Charlie at the brook

Before I walked I had the title - just the title - of a new poem in this series; it’s about the swastika and the rock. I took a few notes and then went out with the dogs. Cold, but melting, and I have to wade through the overflow onto the trail of the icy brook. I knew it couldn’t be a writing day. It needed to be a cleaning closets and organizing day. Getting rid of the old to make room for the new as we pack to leave for an extended stay in Longboat Key. Bedrooms emptying and filling again. My parents kept a house like this: we came and went in different stages, those post high school and college and pre-marriage years, one or many of us was always coming and going in the spare bedrooms.

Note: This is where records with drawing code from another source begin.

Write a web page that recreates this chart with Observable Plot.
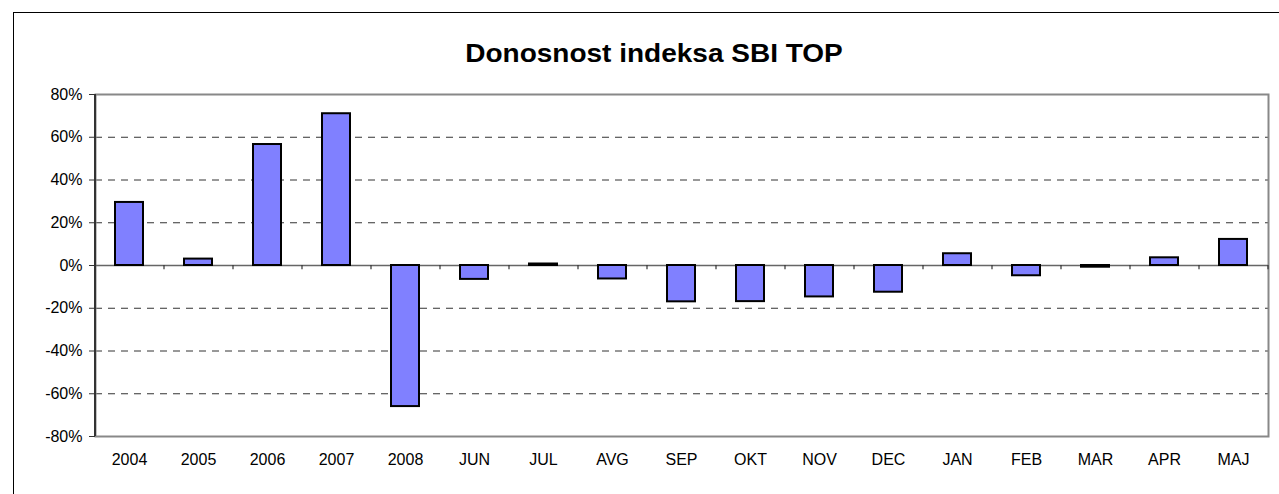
<!DOCTYPE html>
<html>
<head>
<meta charset="utf-8">
<script src="https://cdn.jsdelivr.net/npm/d3@7"></script>
<script src="https://cdn.jsdelivr.net/npm/@observablehq/plot@0.6"></script>
<style>
  html, body { margin: 0; padding: 0; background: #fff; overflow: hidden; }
  #wrap { position: relative; width: 1279px; height: 494px; overflow: hidden; font-family: "Liberation Sans", Arial, sans-serif; }
  #outer { position: absolute; left: 13px; top: 12px; width: 1400px; height: 600px; border: 1px solid #000; box-sizing: border-box; }
  #title { position: absolute; left: 13px; width: 1282px; top: 39px; text-align: center; font-size: 25px; font-weight: bold; color: #000; transform: scaleX(1.12); transform-origin: 641px 0; }
  #chart { position: absolute; left: 0; top: 0; }
</style>
</head>
<body>
<div id="wrap">
  <div id="outer"></div>
  <div id="chart"></div>
  <div id="title">Donosnost indeksa SBI TOP</div>
</div>
<script>
const categories = ["2004","2005","2006","2007","2008","JUN","JUL","AVG","SEP","OKT","NOV","DEC","JAN","FEB","MAR","APR","MAJ"];
const returns = [0.295, 0.03, 0.566, 0.71, -0.66, -0.065, 0.007, -0.063, -0.17, -0.169, -0.147, -0.125, 0.055, -0.048, -0.008, 0.036, 0.122];
const yTicks = [-0.8, -0.6, -0.4, -0.2, 0, 0.2, 0.4, 0.6, 0.8];
const gridTicks = [-0.6, -0.4, -0.2, 0.2, 0.4, 0.6];

const data = categories.map((c, i) => ({cat: c, value: returns[i]}));

const W = 1279, H = 494;
const mL = 95, mR = 11, mT = 94, mB = 58;
const step = (W - mL - mR) / categories.length;

const chart = Plot.plot({
  width: W,
  height: H,
  marginLeft: mL,
  marginRight: mR,
  marginTop: mT,
  marginBottom: mB,
  style: {fontFamily: "'Liberation Sans', Arial, sans-serif", fontSize: "16px", background: "transparent", color: "#000"},
  x: {domain: categories, paddingInner: 0.59, paddingOuter: 0.295, label: null},
  y: {domain: [-0.8, 0.8], label: null},
  marks: [
    Plot.ruleY(gridTicks, {stroke: "#333", strokeWidth: 1, strokeDasharray: "7,6"}),
    Plot.frame({stroke: "#888", strokeWidth: 2}),
    Plot.ruleY([0], {stroke: "#666", strokeWidth: 1.5}),
    Plot.barY(data, {x: "cat", y: "value", fill: "#8080FF", stroke: "#000", strokeWidth: 2}),
    Plot.ruleX(categories, {x: d => d, dx: -step / 2, y1: 0, y2: -0.02, stroke: "#333", strokeWidth: 1.2}),
    Plot.ruleX([categories[categories.length - 1]], {x: d => d, dx: step / 2, y1: 0, y2: -0.02, stroke: "#333", strokeWidth: 1.2}),
    Plot.ruleX([categories[0]], {x: d => d, dx: -step / 2, y1: -0.8, y2: 0.8, stroke: "#333", strokeWidth: 2}),
    Plot.axisY({ticks: yTicks, tickSize: 6, tickPadding: 7, tickFormat: d => Math.round(d * 100) + "%", stroke: "#333", fontSize: 16}),
    Plot.axisX({tickSize: 0, tickPadding: 17, fontSize: 16})
  ]
});
document.getElementById("chart").appendChild(chart);
</script>
</body>
</html>
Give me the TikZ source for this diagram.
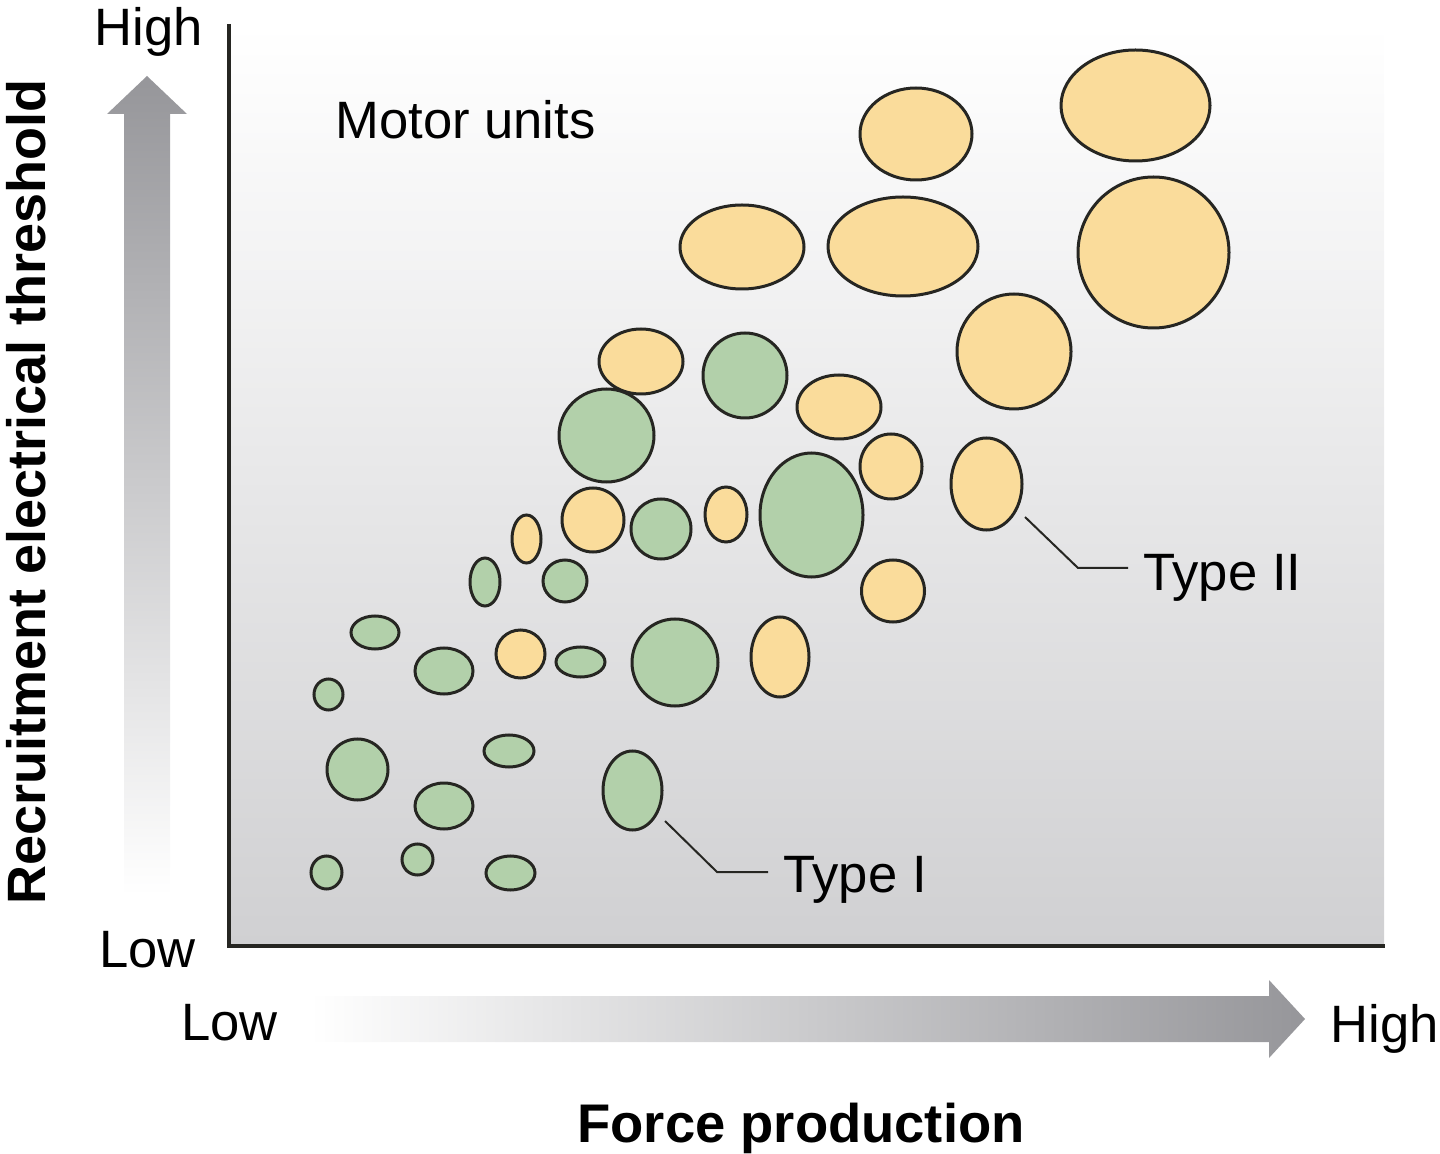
\documentclass[tikz,border=0pt]{standalone}
\usepackage{fontspec}
\setmainfont{Liberation Sans}
\usetikzlibrary{shapes.geometric}
\definecolor{ylw}{RGB}{250,220,155}
\definecolor{grn}{RGB}{178,208,170}
\definecolor{outl}{RGB}{38,38,34}
\definecolor{bgbot}{RGB}{208,208,210}
\definecolor{arr}{RGB}{150,150,154}
\definecolor{arrmid}{RGB}{190,190,192}
\begin{document}
\begin{tikzpicture}[x=0.5pt,y=-0.5pt,
  unit/.style={ellipse, draw=outl, line width=1.5pt, inner sep=0pt},
  t1/.style={unit, fill=grn},
  t2/.style={unit, fill=ylw},
  lbl/.style={anchor=base west, inner sep=0pt, font=\fontsize{26.3}{31}\selectfont},
  leader/.style={draw=outl, line width=1pt}]
\useasboundingbox (0,0) rectangle (1440,1154);
% plot background
\shade[top color=white, bottom color=bgbot] (230,25) rectangle (1384,945);
% axes
\draw[outl, line width=1.6pt] (229,24) -- (229,946) -- (1385,946);
% y arrow
\shade[top color=arr, middle color=arrmid, bottom color=white]
  (124,895) -- (124,114) -- (107,114) -- (147,76) -- (187,114) -- (170,114) -- (170,895) -- cycle;
% x arrow
\shade[left color=white, middle color=arrmid, right color=arr]
  (310,996) -- (1269,996) -- (1269,980) -- (1305,1019) -- (1269,1058) -- (1269,1042) -- (310,1042) -- cycle;
% texts
\node[lbl] (yhigh) at (94,46) {High};
\node[lbl] (ylow) at (99,967) {Low};
\node[lbl] (xlow) at (181,1040) {Low};
\node[lbl] (xhigh) at (1330,1042) {High};
\node[lbl] (title) at (335,139) {Motor units};
\node[lbl] (lab2) at (1143,590) {Type II};
\node[lbl] (lab1) at (783,892) {Type I};
\node[anchor=base west, inner sep=0pt, font=\fontsize{27.2}{32}\selectfont\bfseries] (xlab) at (577,1142) {Force production};
\node[anchor=base west, inner sep=0pt, rotate=90, font=\fontsize{27}{32}\selectfont\bfseries] (ylab) at (46,905) {Recruitment electrical threshold};
% type II units
\node[t2, minimum width=74.5pt, minimum height=55.5pt] (y1) at (1135.5,105.5) {};
\node[t2, minimum width=56pt, minimum height=46pt] (y2) at (916,134) {};
\node[t2, minimum width=75.5pt, minimum height=75.5pt] (y3) at (1153.5,252.5) {};
\node[t2, minimum width=75pt, minimum height=49.5pt] (y4) at (903,246.5) {};
\node[t2, minimum width=62pt, minimum height=42pt] (y5) at (742,247) {};
\node[t2, minimum width=57pt, minimum height=57.5pt] (y6) at (1014,351.5) {};
\node[t2, minimum width=42pt, minimum height=32pt] (y7) at (839,407) {};
\node[t2, minimum width=31pt, minimum height=32.5pt] (y8) at (891,466.5) {};
\node[t2, minimum width=35.5pt, minimum height=46pt] (y9) at (986.5,484) {};
\node[t2, minimum width=31.5pt, minimum height=31pt] (y10) at (893,591) {};
\node[t2, minimum width=29pt, minimum height=40pt] (y11) at (780,657) {};
\node[t2, minimum width=42pt, minimum height=32.5pt] (y12) at (641,361.5) {};
\node[t2, minimum width=31pt, minimum height=32pt] (y13) at (593,520) {};
\node[t2, minimum width=14.5pt, minimum height=24pt] (y14) at (526.5,539) {};
\node[t2, minimum width=21pt, minimum height=27.5pt] (y15) at (726,514.5) {};
\node[t2, minimum width=24.5pt, minimum height=24pt] (y16) at (520.5,654) {};
% type I units
\node[t1, minimum width=42pt, minimum height=42.5pt] (g1) at (745,375.5) {};
\node[t1, minimum width=47.5pt, minimum height=46.5pt] (g2) at (606.5,435.5) {};
\node[t1, minimum width=30pt, minimum height=30pt] (g3) at (661,529) {};
\node[t1, minimum width=51.5pt, minimum height=62pt] (g4) at (811.5,515) {};
\node[t1, minimum width=15pt, minimum height=24pt] (g5) at (485,582) {};
\node[t1, minimum width=22pt, minimum height=21pt] (g6) at (565,581) {};
\node[t1, minimum width=24pt, minimum height=16.5pt] (g7) at (375,632.5) {};
\node[t1, minimum width=29pt, minimum height=23pt] (g8) at (444,671) {};
\node[t1, minimum width=24.5pt, minimum height=15pt] (g9) at (580.5,662) {};
\node[t1, minimum width=43pt, minimum height=43.5pt] (g10) at (675,662.5) {};
\node[t1, minimum width=14.5pt, minimum height=15.5pt] (g11) at (328.5,694.5) {};
\node[t1, minimum width=30.5pt, minimum height=30.5pt] (g12) at (357.5,769.5) {};
\node[t1, minimum width=25pt, minimum height=16pt] (g13) at (509,751) {};
\node[t1, minimum width=29pt, minimum height=23pt] (g14) at (444,806) {};
\node[t1, minimum width=29.5pt, minimum height=39.5pt] (g15) at (632.5,790.5) {};
\node[t1, minimum width=15.5pt, minimum height=16.5pt] (g16) at (326.5,872.5) {};
\node[t1, minimum width=15.5pt, minimum height=15.5pt] (g17) at (417.5,859.5) {};
\node[t1, minimum width=24.5pt, minimum height=17pt] (g18) at (510.5,873) {};
% leaders
\coordinate (l2s) at (1025,517);
\coordinate (l2m) at (1078,568);
\coordinate (l2e) at (1128,568);
\draw[leader] (l2s) -- (l2m) -- (l2e);
\coordinate (l1s) at (665,821);
\coordinate (l1m) at (717,872);
\coordinate (l1e) at (768,872);
\draw[leader] (l1s) -- (l1m) -- (l1e);
\end{tikzpicture}
\end{document}
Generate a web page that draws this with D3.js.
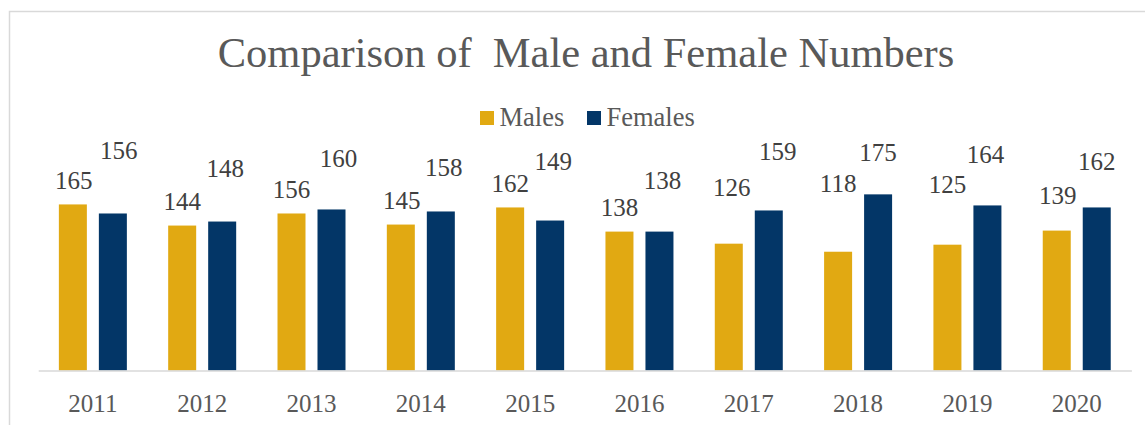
<!DOCTYPE html>
<html>
<head>
<meta charset="utf-8">
<script src="https://cdn.jsdelivr.net/npm/d3@7"></script>
<style>
  html, body { margin: 0; padding: 0; background: #fff; }
  svg { display: block; }
  svg text { font-family: "Liberation Serif", "Times New Roman", serif; }
</style>
</head>
<body>
<div id="chart"></div>
<script>
var years = ["2011", "2012", "2013", "2014", "2015", "2016", "2017", "2018", "2019", "2020"];
var males = [165, 144, 156, 145, 162, 138, 126, 118, 125, 139];
var females = [156, 148, 160, 158, 149, 138, 159, 175, 164, 162];
var seriesNames = ["Males", "Females"];

// data labels were dragged around by hand in the original, so keep their extra offsets here
var maleLabelLift = [0, 0, 0, 0, 0, 0, 32.5, 44.5, 36, 11];
var maleLabelShift = [1, 0, 0, 1, 0, 0, 3, 0, 0, 1];
var femaleLabelLift = [38.5, 29.5, 26.5, 20, 35, 27, 35, 18, 26.5, 22];
var femaleLabelShift = [6, 3, 7, 3, 3, 3, 9, 0, -2, 0];

var width = 1145,
    height = 425,
    serif = "'Liberation Serif', 'Times New Roman', serif",
    colors = { Males: "#e1a912", Females: "#033667" };

var svg = d3.select("#chart").append("svg")
    .attr("width", width)
    .attr("height", height)
    .attr("font-family", serif);

// chart frame
svg.append("rect")
    .attr("x", 9.5)
    .attr("y", 11.5)
    .attr("width", width)
    .attr("height", height)
    .attr("fill", "none")
    .attr("stroke", "#d9d9d9")
    .attr("stroke-width", 1.5);

svg.append("text")
    .attr("x", 586)
    .attr("y", 67)
    .attr("text-anchor", "middle")
    .attr("fill", "#595959")
    .style("font-family", serif)
    .style("font-size", "42.5px")
    .style("white-space", "pre")
    .text("Comparison of  Male and Female Numbers");

// legend
var legendItems = [
  { name: "Males", x: 480 },
  { name: "Females", x: 587 }
];
var legend = svg.selectAll(".legend")
    .data(legendItems)
  .enter().append("g")
    .attr("class", "legend")
    .attr("transform", function(d) { return "translate(" + d.x + ",111)"; });
legend.append("rect")
    .attr("width", 14)
    .attr("height", 14)
    .attr("fill", function(d) { return colors[d.name]; });
legend.append("text")
    .attr("x", 19.5)
    .attr("y", 15)
    .attr("fill", "#595959")
    .style("font-family", serif)
    .style("font-size", "26.5px")
    .text(function(d) { return d.name; });

var x0 = d3.scaleBand()
    .domain(years)
    .range([38.2, 1131.4])
    .paddingInner(0.378)
    .paddingOuter(0.189);

var x1 = d3.scaleBand()
    .domain(seriesNames)
    .range([0, x0.bandwidth()])
    .paddingInner(0.3);

var y = d3.scaleLinear()
    .domain([0, 200])
    .range([370.5, 169.2]);

var rows = years.map(function(yr, i) {
  return [
    { year: yr, series: "Males", value: males[i], lift: maleLabelLift[i], shift: maleLabelShift[i] },
    { year: yr, series: "Females", value: females[i], lift: femaleLabelLift[i], shift: femaleLabelShift[i] }
  ];
});

var groups = svg.selectAll(".year")
    .data(rows)
  .enter().append("g")
    .attr("class", "year")
    .attr("transform", function(d) { return "translate(" + x0(d[0].year) + ",0)"; });

groups.selectAll("rect")
    .data(function(d) { return d; })
  .enter().append("rect")
    .attr("x", function(d) { return x1(d.series); })
    .attr("y", function(d) { return y(d.value); })
    .attr("width", x1.bandwidth())
    .attr("height", function(d) { return y(0) - y(d.value); })
    .attr("fill", function(d) { return colors[d.series]; });

groups.selectAll(".label")
    .data(function(d) { return d; })
  .enter().append("text")
    .attr("class", "label")
    .attr("x", function(d) { return x1(d.series) + x1.bandwidth() / 2 + d.shift; })
    .attr("y", function(d) { return y(d.value) - 15.5 - d.lift; })
    .attr("text-anchor", "middle")
    .attr("fill", "#404040")
    .style("font-family", serif)
    .style("font-size", "25px")
    .text(function(d) { return d.value; });

// category axis
var xAxis = svg.append("g")
    .attr("transform", "translate(0," + y(0) + ")")
    .call(d3.axisBottom(x0).tickSize(0).tickPadding(23.3));
xAxis.select(".domain")
    .attr("stroke", "#d9d9d9")
    .attr("stroke-width", 1.5);
xAxis.selectAll("text")
    .attr("fill", "#595959")
    .style("font-family", serif)
    .style("font-size", "25px");
</script>
</body>
</html>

I’m not a knitter. My mother was, and she was good at it, and one of my daughters loves to knit, so she got all my mother’s yarn and sweater pattern books. In a closet I’m cleaning I find enough yarn and half-started projects to fill three four big plastic bins for my daughter. Four! Tangled skeins of yarn on needles and not, in so many colors and textures and stages of completion. My mother’s knitting stand, I find this too. It’s broken, and will no longer stand up. She kept it at the foot of her chair in front of the tv. Before Christmas, if she were knitting something special - just for you - she would quickly hide her needles in the bag if you walked into the room. Then, under the tree, you would find your gift of mittens, scarf, hat, sweater. . . I said goodbye to the broken bag and put everything left in her bag in my daughter’s bin. Some day my daughters will do this. Keep the things I do and make for as long as they can, and then, reluctantly, and with appreciation, pass them on.